Data provided:
******

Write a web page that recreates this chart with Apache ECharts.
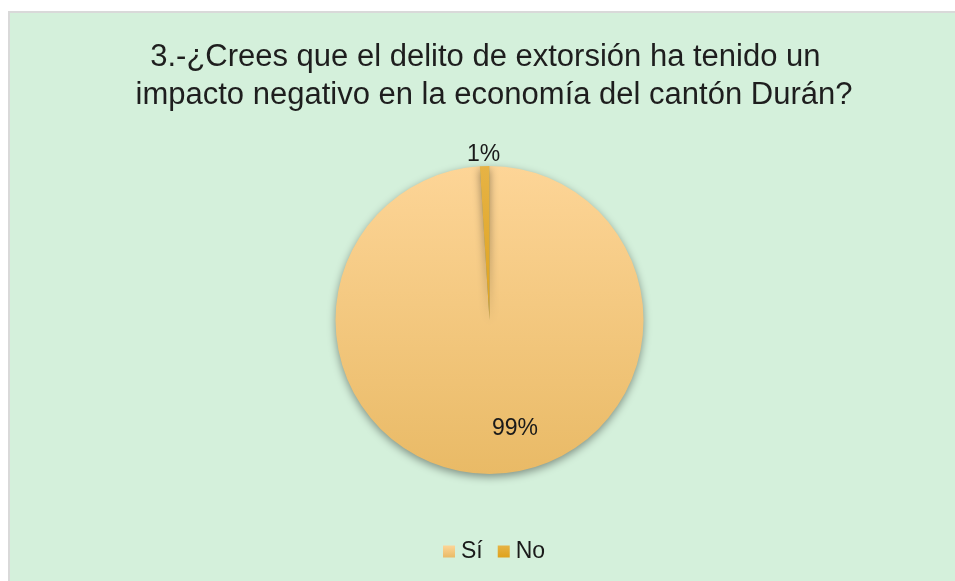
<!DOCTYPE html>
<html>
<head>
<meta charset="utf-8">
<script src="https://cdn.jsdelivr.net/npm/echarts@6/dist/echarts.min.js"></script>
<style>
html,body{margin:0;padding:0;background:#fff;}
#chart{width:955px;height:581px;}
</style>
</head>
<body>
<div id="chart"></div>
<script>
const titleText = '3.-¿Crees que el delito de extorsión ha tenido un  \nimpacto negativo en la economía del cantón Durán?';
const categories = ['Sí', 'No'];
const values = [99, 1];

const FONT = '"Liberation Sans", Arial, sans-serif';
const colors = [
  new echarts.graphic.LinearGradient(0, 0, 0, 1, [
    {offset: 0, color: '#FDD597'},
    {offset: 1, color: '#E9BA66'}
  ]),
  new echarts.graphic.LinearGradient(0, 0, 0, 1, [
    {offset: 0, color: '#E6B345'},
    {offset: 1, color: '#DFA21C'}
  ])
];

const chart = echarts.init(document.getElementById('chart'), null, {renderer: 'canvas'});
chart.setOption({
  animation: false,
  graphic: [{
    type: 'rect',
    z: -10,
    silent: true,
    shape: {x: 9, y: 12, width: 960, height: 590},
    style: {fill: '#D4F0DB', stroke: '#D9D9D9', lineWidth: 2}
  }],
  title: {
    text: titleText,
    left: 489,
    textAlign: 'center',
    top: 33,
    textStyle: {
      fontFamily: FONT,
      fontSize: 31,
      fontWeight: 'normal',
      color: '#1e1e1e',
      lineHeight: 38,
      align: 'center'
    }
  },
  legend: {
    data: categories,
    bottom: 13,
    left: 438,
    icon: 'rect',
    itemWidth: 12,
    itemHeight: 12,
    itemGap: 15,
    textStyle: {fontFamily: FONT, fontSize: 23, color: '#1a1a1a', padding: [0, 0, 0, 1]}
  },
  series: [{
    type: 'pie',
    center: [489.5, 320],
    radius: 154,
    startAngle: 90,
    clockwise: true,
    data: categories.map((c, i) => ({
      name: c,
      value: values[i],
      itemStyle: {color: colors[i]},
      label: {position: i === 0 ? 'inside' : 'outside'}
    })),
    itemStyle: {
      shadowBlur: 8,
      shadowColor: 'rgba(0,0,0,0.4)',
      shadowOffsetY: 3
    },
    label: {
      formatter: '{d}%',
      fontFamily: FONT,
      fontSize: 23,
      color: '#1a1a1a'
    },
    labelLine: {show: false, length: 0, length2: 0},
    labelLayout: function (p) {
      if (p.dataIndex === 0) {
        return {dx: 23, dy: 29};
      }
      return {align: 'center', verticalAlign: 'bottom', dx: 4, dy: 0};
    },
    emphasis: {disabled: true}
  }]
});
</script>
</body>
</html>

******

Your task: Omitting all pictures, restate exactly the lines of the material from its start through the line that contains "const values = [99, 1];".

Output of the exercise:
Write a web page that recreates this chart with Apache ECharts.
<!DOCTYPE html>
<html>
<head>
<meta charset="utf-8">
<script src="https://cdn.jsdelivr.net/npm/echarts@6/dist/echarts.min.js"></script>
<style>
html,body{margin:0;padding:0;background:#fff;}
#chart{width:955px;height:581px;}
</style>
</head>
<body>
<div id="chart"></div>
<script>
const titleText = '3.-¿Crees que el delito de extorsión ha tenido un  \nimpacto negativo en la economía del cantón Durán?';
const categories = ['Sí', 'No'];
const values = [99, 1];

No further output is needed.